Desde niño había sentido que no estaba hecho para una vida que se nos regala con instrucciones de uso. Donde la libertad no era posible, yo apenas podía respirar.
Por eso, hasta que el Alto Juliana, esta bella colina de Sesga, me permitió dar la espalda a todos los empleos y ser dueño absoluto de mis días, después de casi medio siglo de extravío en la existencia, yo solo había respirado a ratos.
Construyendo con mis propias manos, e indefinidamente, esta humilde morada; cultivando mis alimentos y recolectándolos por las sendas; sin vender más mi fuerza de trabajo o mis capacidades de creación; sin tener que pagar recibos; sin obedecer o, en todo caso, obedeciendo bajo mínimos; lejos de los mercados y de las administraciones; al amparo de una vieja y maravillosa estufa de leña y de la energía escasa proporcionada por pequeñas placas solares, pude, por fin, respirar a pleno pulmón.
Me convertí en el novio de la libertad, y creo hoy que un cierto deje de superioridad moral empezó a ensuciar mis escritos. Había logrado lo más difícil, lo único que consideraba verdaderamente importante: la soberanía sobre todas mis horas, la autonomía material, la independencia espiritual. Me sentía como un quínico sublimado, gritándole a todo el mundo: «A mí también me gustan los pasteles, pero yo no pago su precio en servidumbre».

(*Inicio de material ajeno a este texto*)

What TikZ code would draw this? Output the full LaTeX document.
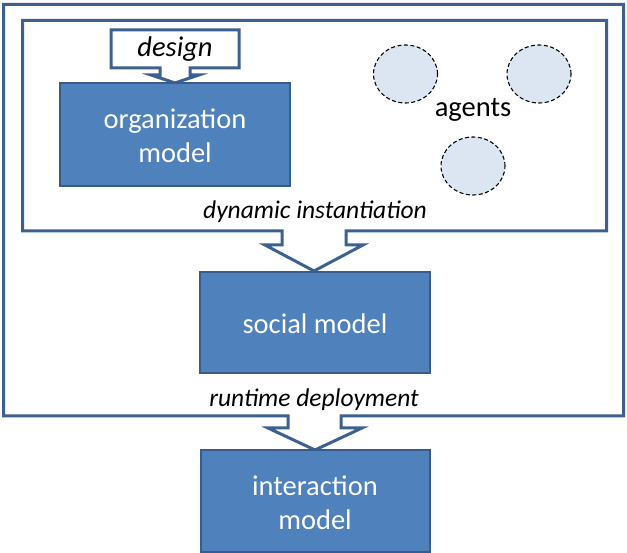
\documentclass[tikz,border=0pt]{standalone}
\usepackage{fontspec}
\setmainfont{Carlito}
\definecolor{boxfill}{HTML}{4F81BD}
\definecolor{boxline}{HTML}{385D8A}
\definecolor{frameline}{HTML}{3C6191}
\definecolor{agentfill}{HTML}{DCE6F2}
\tikzset{
  modelbox/.style={draw=boxline, fill=boxfill, line width=2pt},
  modeltext/.style={text=white, align=center, font=\fontsize{28.5}{34}\selectfont},
  frame/.style={draw=frameline, line width=3pt, line join=miter},
  agent/.style={draw=black, fill=agentfill, dash pattern=on 4pt off 2.5pt, line width=1.1pt, ellipse},
  lab/.style={font=\fontsize{25.5}{30}\selectfont\itshape, text=black, inner sep=0pt}
}
\usetikzlibrary{shapes.geometric}
\begin{document}
\begin{tikzpicture}[x=1pt,y=-1pt]
\useasboundingbox (0,0) rectangle (627,553);
% outer frame with arrow
\draw[frame] (3.5,4.5) -- (623.5,4.5) -- (623.5,416) -- (341,416) -- (341,428) -- (362,428) -- (315,450)
  -- (268,428) -- (288,428) -- (288,416) -- (3.5,416) -- cycle;
% inner frame with arrow
\draw[frame, fill=white] (22.5,20.5) -- (606.5,20.5) -- (606.5,231) -- (346,231) -- (346,245) -- (363,245) -- (314,271)
  -- (265,245) -- (282,245) -- (282,231) -- (22.5,231) -- cycle;
% design callout
\draw[frame, fill=white] (111,30) -- (239,30) -- (239,68) -- (190,68) -- (190,75) -- (199,75) -- (175,83)
  -- (151,75) -- (160,75) -- (160,68) -- (111,68) -- cycle;
\node[font=\fontsize{28.5}{34}\selectfont\itshape, inner sep=0pt] (design) at (175,49) {design};
% model boxes
\draw[modelbox] (60,83) rectangle (290,186);
\node[modeltext] (org) at (175,136) {organization\\model};
\draw[modelbox] (200,272) rectangle (430,373);
\node[modeltext] (social) at (315,324) {social model};
\draw[modelbox] (201,450) rectangle (430,551.5);
\node[modeltext] (inter) at (315,503) {interaction\\model};
% agents
\node[agent, minimum width=64pt, minimum height=58pt] (a1) at (405.5,74) {};
\node[agent, minimum width=64pt, minimum height=58pt] (a2) at (539,74) {};
\node[agent, minimum width=64pt, minimum height=58pt] (a3) at (473,166) {};
\node[font=\fontsize{28.5}{34}\selectfont, inner sep=0pt] (agents) at (473,110) {agents};
% labels
\node[lab] (dyn) at (315,212) {dynamic instantiation};
\node[lab] (run) at (314,400) {runtime deployment};
\end{tikzpicture}
\end{document}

Pasaron los años y, poco a poco, empezó a embargarme la sensación de que no era una vida lo que yo estaba viviendo, sino, más bien, una «filosofía de vida». Comencé a verme como un aristócrata, como «el más solitario de los aristócratas». Porque el novio de la libertad era asimismo el novio de la soledad…
Una nube de sepulcro, de «¿y esto es todo?», empezó a cernirse sobre las cosas del Alto, sobre todos los aspectos de este formidable bio-reducto: sobre los huertos, sobre las caminatas, sobre los animales que me acompañaban, sobre el orgullo de no vender y apenas comprar, sobre el gesto de vivir donde está prohibido vivir, en pleno paisaje, sobre mi obstinada inobediencia…
Y aquellas palabras que una vez me dedicó un pastor de Arroyo Cerezo me volvían y me volvían: «Mira, Pedro, en medio de esta libertad tan buena que tenemos, a nosotros ya nos da lo mismo levantar el carro que vender las yeguas». «A mí me da igual morir mañana o hacer otra cosa». Y me perseguían unos versos del «Fausto» que antaño me parecieron hermosos y ahora se me antojaban tétricos:
«Poder decirle a un instante: ¡Detente, eres tan bello!;
y después, no importa, morir!».
Porque, conquistada la libertad, ¿qué queda? ¿Para qué seguir cuando sabemos que todos los proyectos que nos oferta el mundo son reos de la estupidez y nos pasan una factura de esclavitud?
Algo demasiado parecido a la depresión enturbió mi ánimo, y un día me sorprendí escribiendo una frase que me sabía a suicidio: «Al fin y al cabo, la libertad tampoco es tan gran cosa. Con la libertad no basta».
Pero era verdad… La libertad de una persona sola en un mundo de no-libres no conduce a la felicidad. Una libertad individual rodeada de figuras de la subordinación duele y daña.
El más solitario de los aristócratas se levantaba casi sin ganas de respirar, esgrimiendo como siempre su estilo de vida, pero bajo la sensación de que ya estaba de más sobre la Tierra.
Y un día irrumpió el amar. Era abril, principios de mes; y, en alguna grietecilla del paredón rocoso de mi libertad, se hizo un manantial. Y brotó un mundo entero, brotó el deseo de salir al encuentro del otro como comunidad, brotó una selva de emoción, brotó una revolución en la sensibilidad y un motín en el pensamiento. Era Adara, como un hontanar…
Me emancipé en octubre de 2010, me fui entristeciendo a partir del 2014 y renací en la primavera de 2016. Porque ahora soy el novio de la vida.
Y preparo mi equipaje para regresar al lado de Awka, mi compañera, dejando el Alto y sus soledades. El próximo martes parto para El Palomar, esa localidad de Buenos Aires donde la mujer y los niños que amo me esperan. En realidad, no abandono el Alto: vive en mi corazón y, en cierto sentido, escribe por mí.
No vendo las yeguas, que quiero levantar el carro por toda la eternidad. Por toda la eternidad y un día.
Alto Juliana, Aldea Sesga, Rincón de Ademuz.